◆ PROBLEM TO SOLVE ◆
What is the number of lines containing the word "this"? Please answer with that number and nothing more.

◆ EXTRACTED RECORDS ◆
┌────────
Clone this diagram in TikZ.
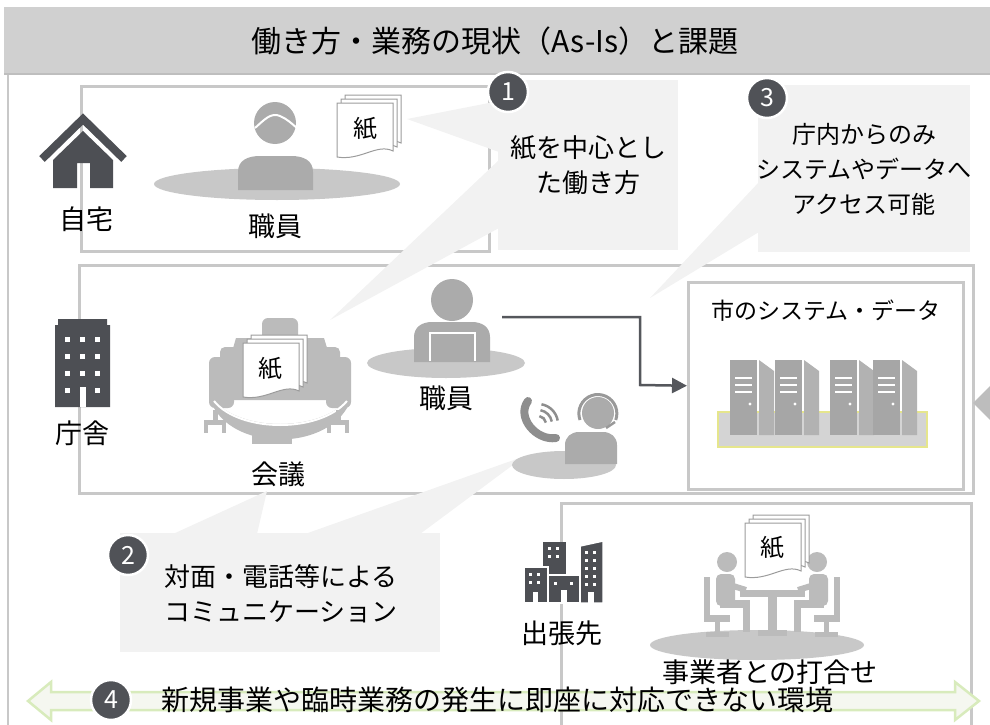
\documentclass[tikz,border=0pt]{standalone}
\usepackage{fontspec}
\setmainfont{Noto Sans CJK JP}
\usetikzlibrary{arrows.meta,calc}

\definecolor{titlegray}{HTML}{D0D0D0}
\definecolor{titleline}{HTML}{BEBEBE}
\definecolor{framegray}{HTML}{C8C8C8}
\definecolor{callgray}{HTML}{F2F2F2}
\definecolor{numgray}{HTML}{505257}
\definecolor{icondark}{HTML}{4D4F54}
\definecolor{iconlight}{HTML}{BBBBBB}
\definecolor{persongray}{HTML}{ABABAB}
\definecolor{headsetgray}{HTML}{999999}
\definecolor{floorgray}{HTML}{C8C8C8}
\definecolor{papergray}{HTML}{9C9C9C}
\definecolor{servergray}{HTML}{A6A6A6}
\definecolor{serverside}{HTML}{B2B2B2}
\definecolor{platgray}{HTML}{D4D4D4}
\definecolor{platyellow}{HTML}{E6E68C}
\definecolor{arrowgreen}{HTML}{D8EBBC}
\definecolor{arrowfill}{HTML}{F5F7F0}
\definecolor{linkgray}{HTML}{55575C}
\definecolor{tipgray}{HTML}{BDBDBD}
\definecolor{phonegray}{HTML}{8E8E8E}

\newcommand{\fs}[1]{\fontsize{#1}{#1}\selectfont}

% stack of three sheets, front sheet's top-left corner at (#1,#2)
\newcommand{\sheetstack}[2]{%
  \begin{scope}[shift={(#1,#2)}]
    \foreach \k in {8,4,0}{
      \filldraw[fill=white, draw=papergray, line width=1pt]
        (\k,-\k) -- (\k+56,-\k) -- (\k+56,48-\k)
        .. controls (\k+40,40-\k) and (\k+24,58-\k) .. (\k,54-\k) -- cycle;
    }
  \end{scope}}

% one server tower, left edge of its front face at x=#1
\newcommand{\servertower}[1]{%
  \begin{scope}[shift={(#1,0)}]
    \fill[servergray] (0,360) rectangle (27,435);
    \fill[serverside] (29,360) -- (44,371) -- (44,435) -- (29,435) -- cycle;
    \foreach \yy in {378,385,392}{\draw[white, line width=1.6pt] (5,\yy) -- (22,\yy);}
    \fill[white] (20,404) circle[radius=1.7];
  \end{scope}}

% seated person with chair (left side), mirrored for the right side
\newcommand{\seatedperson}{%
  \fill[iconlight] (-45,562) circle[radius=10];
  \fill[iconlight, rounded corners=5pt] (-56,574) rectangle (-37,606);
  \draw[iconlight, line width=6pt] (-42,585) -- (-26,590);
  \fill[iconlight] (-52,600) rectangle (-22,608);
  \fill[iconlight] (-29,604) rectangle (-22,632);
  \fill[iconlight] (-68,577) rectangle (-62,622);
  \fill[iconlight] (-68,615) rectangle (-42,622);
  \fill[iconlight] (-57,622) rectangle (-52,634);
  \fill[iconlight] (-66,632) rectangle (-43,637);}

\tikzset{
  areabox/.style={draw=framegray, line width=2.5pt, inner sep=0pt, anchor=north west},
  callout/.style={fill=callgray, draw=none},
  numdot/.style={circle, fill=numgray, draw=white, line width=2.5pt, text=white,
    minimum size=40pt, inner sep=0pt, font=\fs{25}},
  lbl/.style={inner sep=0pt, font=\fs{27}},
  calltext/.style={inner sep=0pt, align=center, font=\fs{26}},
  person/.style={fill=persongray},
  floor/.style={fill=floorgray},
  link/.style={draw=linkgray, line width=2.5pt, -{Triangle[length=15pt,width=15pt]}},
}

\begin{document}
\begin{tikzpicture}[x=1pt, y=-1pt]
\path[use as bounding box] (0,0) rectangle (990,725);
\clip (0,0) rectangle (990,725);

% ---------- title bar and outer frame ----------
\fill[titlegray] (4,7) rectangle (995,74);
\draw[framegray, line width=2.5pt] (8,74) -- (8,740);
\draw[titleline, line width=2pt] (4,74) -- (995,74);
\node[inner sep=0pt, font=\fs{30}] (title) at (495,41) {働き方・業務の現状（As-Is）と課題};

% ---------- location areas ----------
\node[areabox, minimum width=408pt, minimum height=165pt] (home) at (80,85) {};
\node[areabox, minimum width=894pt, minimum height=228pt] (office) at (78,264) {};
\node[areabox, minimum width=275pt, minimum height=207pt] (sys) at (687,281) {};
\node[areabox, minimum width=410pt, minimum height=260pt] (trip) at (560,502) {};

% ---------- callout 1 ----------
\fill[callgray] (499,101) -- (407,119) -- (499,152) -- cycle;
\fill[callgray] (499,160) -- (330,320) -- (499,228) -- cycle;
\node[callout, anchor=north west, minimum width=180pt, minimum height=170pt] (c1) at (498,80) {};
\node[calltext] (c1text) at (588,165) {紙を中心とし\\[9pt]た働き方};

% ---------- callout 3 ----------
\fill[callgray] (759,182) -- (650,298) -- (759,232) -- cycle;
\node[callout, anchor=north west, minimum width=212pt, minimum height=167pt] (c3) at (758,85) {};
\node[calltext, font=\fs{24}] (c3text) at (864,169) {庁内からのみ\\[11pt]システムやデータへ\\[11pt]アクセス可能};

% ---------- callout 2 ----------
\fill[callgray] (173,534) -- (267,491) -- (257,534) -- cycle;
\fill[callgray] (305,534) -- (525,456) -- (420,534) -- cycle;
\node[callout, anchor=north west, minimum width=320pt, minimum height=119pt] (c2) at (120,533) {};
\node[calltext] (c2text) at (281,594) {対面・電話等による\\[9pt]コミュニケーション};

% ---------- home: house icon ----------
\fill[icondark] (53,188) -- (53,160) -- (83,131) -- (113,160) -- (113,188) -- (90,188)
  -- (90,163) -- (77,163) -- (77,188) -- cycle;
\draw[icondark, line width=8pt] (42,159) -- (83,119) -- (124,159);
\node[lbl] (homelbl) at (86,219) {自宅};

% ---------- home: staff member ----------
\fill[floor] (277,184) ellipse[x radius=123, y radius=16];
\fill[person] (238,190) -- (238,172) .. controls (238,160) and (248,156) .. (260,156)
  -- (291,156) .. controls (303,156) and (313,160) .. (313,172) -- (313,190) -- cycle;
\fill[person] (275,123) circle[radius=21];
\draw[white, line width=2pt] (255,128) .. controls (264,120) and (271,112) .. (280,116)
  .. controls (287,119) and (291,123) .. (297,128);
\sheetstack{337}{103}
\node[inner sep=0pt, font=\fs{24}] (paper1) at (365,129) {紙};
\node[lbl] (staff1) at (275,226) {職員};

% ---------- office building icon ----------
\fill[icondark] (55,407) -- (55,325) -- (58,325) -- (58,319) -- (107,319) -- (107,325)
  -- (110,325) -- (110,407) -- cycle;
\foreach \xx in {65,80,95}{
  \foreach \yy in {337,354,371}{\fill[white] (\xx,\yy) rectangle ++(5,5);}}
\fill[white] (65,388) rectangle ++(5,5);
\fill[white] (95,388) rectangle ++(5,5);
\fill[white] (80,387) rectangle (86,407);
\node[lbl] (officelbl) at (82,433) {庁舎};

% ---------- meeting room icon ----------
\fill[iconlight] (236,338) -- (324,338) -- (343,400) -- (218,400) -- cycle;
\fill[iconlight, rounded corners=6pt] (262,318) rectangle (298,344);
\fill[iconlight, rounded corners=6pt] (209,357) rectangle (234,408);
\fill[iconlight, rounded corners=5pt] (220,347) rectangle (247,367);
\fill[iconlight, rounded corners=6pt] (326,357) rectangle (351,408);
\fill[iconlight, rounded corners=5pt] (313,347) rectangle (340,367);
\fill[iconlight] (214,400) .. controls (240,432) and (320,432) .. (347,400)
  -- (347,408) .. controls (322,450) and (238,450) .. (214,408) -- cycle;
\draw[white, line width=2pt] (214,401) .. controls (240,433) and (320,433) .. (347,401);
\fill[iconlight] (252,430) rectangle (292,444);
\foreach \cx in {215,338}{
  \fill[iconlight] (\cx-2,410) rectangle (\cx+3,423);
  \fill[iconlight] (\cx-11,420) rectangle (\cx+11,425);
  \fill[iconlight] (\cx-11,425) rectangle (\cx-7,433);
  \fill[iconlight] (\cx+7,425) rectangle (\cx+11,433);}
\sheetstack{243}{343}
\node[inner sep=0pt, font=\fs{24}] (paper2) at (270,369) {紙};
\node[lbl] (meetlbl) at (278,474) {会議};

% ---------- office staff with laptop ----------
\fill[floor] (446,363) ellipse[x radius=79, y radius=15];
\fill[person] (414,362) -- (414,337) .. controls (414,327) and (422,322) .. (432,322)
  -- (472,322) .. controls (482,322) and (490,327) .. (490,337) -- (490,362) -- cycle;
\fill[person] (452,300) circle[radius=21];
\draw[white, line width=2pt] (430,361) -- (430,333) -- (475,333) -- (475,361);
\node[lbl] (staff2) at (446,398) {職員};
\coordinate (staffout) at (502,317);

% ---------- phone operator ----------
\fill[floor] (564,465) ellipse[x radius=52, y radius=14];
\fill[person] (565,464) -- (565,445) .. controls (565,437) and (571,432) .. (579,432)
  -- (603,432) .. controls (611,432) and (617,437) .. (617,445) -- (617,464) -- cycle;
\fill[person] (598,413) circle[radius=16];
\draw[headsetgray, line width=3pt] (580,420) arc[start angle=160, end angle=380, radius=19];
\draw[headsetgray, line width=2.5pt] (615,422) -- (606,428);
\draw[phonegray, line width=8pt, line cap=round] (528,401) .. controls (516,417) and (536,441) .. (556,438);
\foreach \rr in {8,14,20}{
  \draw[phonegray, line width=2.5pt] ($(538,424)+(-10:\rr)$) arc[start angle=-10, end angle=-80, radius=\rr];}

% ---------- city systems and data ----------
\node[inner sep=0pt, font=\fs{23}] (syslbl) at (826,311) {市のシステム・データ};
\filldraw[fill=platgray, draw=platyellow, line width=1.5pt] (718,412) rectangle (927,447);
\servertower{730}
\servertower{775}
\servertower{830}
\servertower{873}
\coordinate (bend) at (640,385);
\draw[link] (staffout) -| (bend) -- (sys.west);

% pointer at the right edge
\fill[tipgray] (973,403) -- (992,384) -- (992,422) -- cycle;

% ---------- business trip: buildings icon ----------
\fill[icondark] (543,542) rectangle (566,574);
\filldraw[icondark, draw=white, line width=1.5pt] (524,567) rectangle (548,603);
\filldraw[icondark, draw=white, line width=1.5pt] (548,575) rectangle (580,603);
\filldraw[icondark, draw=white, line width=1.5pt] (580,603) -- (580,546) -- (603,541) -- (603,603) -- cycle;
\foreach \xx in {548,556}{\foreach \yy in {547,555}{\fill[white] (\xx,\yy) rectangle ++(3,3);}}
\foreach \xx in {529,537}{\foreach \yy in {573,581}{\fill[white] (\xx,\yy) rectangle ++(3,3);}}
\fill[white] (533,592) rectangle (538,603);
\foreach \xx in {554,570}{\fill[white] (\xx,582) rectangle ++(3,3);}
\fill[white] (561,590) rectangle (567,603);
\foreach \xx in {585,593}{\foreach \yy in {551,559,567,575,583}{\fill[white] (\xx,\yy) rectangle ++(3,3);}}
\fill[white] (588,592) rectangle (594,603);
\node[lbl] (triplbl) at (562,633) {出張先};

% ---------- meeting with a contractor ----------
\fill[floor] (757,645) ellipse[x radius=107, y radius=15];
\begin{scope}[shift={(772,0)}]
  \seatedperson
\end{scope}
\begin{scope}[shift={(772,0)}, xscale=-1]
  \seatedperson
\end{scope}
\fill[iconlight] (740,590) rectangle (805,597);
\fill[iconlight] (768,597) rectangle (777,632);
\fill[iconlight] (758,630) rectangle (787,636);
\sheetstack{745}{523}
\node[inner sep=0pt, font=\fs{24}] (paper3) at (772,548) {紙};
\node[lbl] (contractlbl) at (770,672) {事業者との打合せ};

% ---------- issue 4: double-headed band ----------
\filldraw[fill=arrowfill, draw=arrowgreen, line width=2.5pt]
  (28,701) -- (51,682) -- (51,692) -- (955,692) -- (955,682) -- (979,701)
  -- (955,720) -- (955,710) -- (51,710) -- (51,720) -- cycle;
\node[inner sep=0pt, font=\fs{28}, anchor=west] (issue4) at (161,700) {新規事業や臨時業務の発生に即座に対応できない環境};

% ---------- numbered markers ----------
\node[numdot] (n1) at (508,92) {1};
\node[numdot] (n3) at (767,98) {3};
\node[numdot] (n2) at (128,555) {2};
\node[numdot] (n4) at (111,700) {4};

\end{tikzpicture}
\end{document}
└────────
┌────────
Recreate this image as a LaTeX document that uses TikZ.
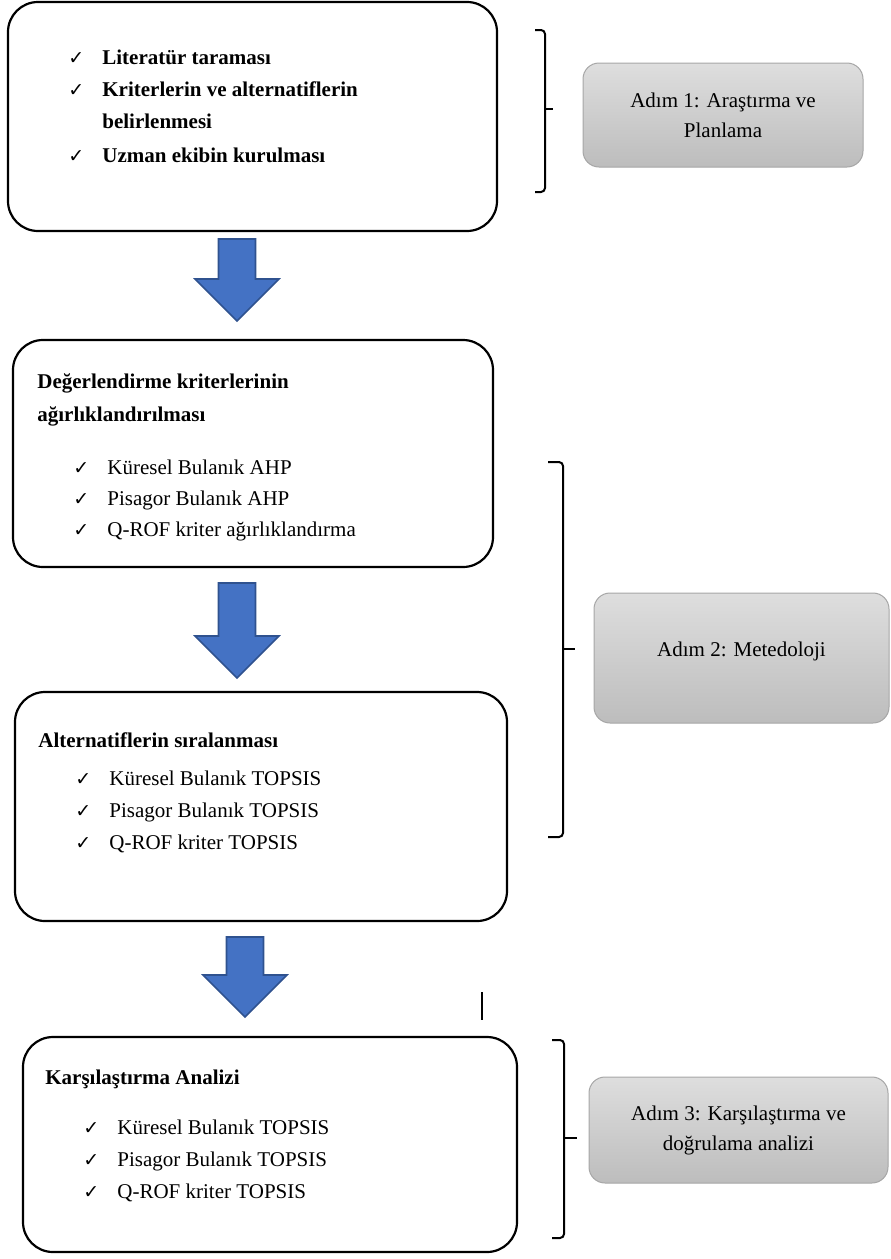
└────────
┌────────
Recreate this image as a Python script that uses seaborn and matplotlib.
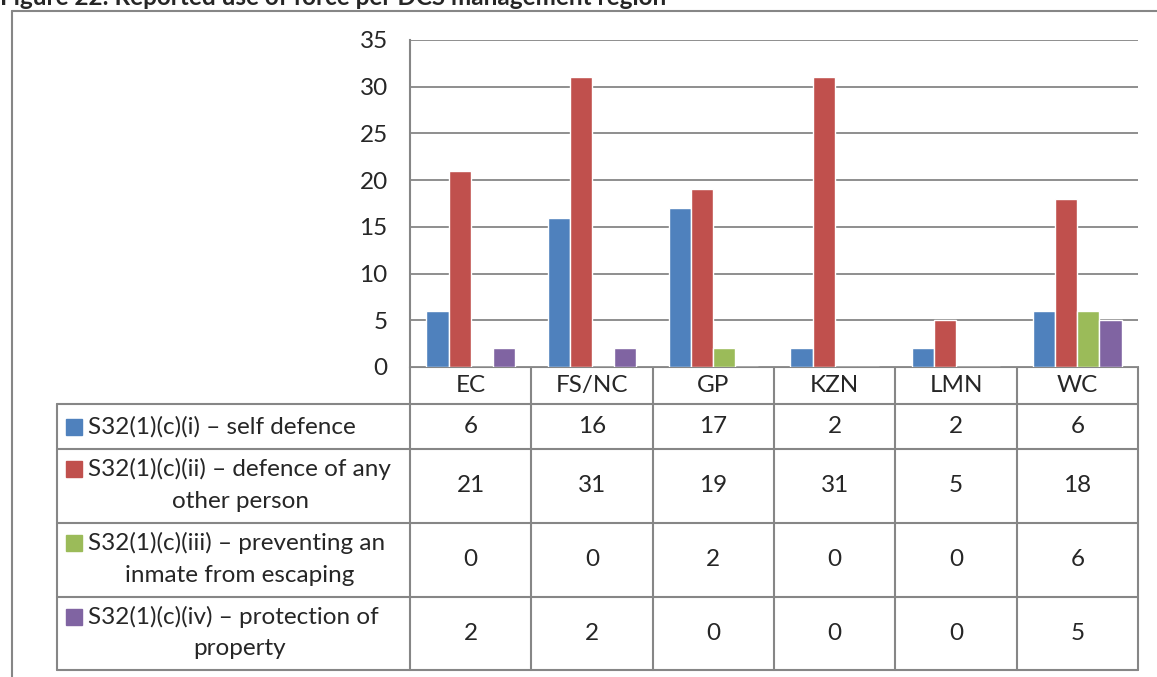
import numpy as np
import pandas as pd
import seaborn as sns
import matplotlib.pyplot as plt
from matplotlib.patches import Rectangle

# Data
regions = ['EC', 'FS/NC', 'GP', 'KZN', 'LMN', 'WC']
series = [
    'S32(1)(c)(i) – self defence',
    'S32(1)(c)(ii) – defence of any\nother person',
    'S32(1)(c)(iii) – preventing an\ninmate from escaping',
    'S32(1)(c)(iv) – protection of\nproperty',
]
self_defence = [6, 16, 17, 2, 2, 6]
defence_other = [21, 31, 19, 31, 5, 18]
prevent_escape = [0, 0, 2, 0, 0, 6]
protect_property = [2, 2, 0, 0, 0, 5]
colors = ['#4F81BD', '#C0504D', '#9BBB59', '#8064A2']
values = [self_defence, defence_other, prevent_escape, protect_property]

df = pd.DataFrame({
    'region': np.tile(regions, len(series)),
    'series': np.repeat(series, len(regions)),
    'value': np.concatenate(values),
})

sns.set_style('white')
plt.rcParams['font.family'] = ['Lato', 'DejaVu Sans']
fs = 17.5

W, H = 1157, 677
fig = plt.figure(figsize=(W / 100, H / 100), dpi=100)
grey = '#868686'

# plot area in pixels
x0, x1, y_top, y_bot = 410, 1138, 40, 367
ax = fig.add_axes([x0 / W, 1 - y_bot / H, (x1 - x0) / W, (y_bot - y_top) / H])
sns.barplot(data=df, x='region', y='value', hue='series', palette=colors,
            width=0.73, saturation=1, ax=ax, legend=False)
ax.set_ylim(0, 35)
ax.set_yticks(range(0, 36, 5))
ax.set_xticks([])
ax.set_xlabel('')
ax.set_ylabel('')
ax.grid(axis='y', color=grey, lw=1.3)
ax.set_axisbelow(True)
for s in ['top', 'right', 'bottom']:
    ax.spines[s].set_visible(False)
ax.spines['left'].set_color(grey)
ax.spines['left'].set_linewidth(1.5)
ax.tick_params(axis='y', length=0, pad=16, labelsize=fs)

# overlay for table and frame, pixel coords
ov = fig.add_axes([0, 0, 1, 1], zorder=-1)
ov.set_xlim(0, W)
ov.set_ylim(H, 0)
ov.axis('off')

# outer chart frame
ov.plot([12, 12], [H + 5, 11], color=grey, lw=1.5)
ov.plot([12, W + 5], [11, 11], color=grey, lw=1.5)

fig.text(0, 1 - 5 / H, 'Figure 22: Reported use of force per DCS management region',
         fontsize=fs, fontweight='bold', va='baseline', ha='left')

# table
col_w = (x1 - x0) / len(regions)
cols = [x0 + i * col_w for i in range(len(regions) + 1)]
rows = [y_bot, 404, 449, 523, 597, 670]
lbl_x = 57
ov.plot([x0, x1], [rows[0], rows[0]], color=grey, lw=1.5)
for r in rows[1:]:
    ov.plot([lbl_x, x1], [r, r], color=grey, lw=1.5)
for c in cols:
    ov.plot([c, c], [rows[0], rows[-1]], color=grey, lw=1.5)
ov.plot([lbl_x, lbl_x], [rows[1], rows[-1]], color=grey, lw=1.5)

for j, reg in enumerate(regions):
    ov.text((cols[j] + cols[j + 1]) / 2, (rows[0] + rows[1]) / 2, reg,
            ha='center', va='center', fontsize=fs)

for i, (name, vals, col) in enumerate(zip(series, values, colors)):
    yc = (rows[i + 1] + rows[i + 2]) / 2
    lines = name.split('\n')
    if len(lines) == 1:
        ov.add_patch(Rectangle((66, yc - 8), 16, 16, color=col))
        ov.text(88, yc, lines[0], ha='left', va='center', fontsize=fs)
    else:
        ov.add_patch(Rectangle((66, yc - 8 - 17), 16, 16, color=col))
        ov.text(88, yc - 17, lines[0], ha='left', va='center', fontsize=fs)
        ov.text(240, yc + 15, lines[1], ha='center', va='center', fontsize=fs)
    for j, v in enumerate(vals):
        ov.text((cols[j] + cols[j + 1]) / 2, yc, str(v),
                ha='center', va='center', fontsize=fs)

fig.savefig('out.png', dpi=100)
└────────
◆ REPLY ◆
3